Wednesday, April 23, 2008

Delegates Shmelegates
I can only imagine the extreme ridicule that would be heaped on Obama from the Clinton camp if he tried to argue that the contest should continue despite being way behind in the one metric laid out in the nomination rules: delegates. I don't think it's a stretch to say that it wouldn't occur to Obama or to most of us to even dare make the case that an insurmountable pledged delegate lead should be ignored because he still considers himself a stronger candidate that the party leaders should install as the nominee.

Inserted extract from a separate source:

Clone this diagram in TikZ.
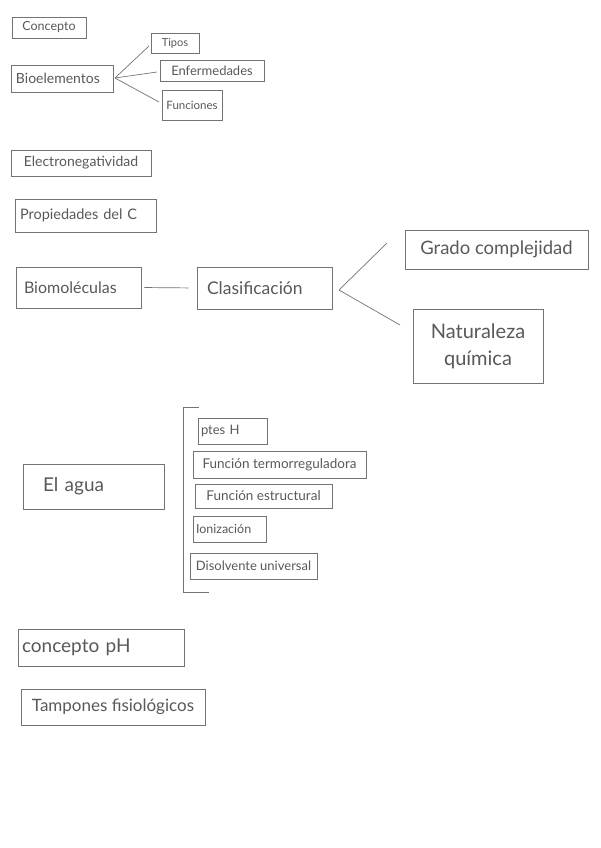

In a very real sense, only the Clintons and their groupies are brazen enough, and selfish enough, (and powerful enough) to openly question the process in this way. Obama would be long gone, if not out of a gracious nod to reality, then at least under intense, heckling, Huckabee-like dismissal. Even if he waited around for it to become mathematically impossible, he would have long since stopped campaigning against the presumed nominee.

This popular vote argument is outrageous, a denial of the rules as they are laid out, and nothing less than an attempted coup by the Clinton power structure, which simply can't face or accept defeat by an outsider. As Obama himself has said, if he had thought that his goal was to win the popular vote, he would have campaigned differently. Much differently. The same as a general election would be conducted differently if popular vote matters. On the (far) outside chance that she overtakes him in the popular vote, superdelegates would still take the party down a generation of revolt to vote her in. And that leads me to the thought that initiated this post to begin with:

From this point on, the superdelegates who have not endorsed are a cowardly bunch and nearly as much to blame as the Clinton campaign for this thing dragging on. Every primary we are forced to endure from here on out is a colossal waste of time, a beauty contest for the sole benefit of the 300 superdelegates remaining. All of the money spent and attacks bringing the Party down are purely for their amusement. Every superdelegate that has not endorsed is now prolonging the process. The only ones who have even an argument for delaying are those in states that have yet to vote. Not many of those left.

Every superdelegate who is for Obama should come out and drive the numbers up and make it mathematically impossible for her to win, ASAP. There's no excuse for waiting beyond political cowardice. You know who is ahead by the rules, and who will be ahead at the end. Either have the nerve to pick against the Party nomination process as decided by the voters (which is surely their right), or get the hell on board.

If they really think there are issues with Obama that make them hesitant to support him, they should say so out loud and detail what those issues are. Yes, they are allowed to stay quiet and wait all the way until the Convention. It is their right. But doing so makes them cowards, and they damage the Party's chances - hence damage the country - in the process.

We shouldn't be waiting for the 4 million or so who are still to vote, because nothing they do will change reality: Obama is in the lead. And will be. 300 people - not 4 million - hold the keys to the nomination. They are the ones making us wait. They should be held accountable for that, starting now.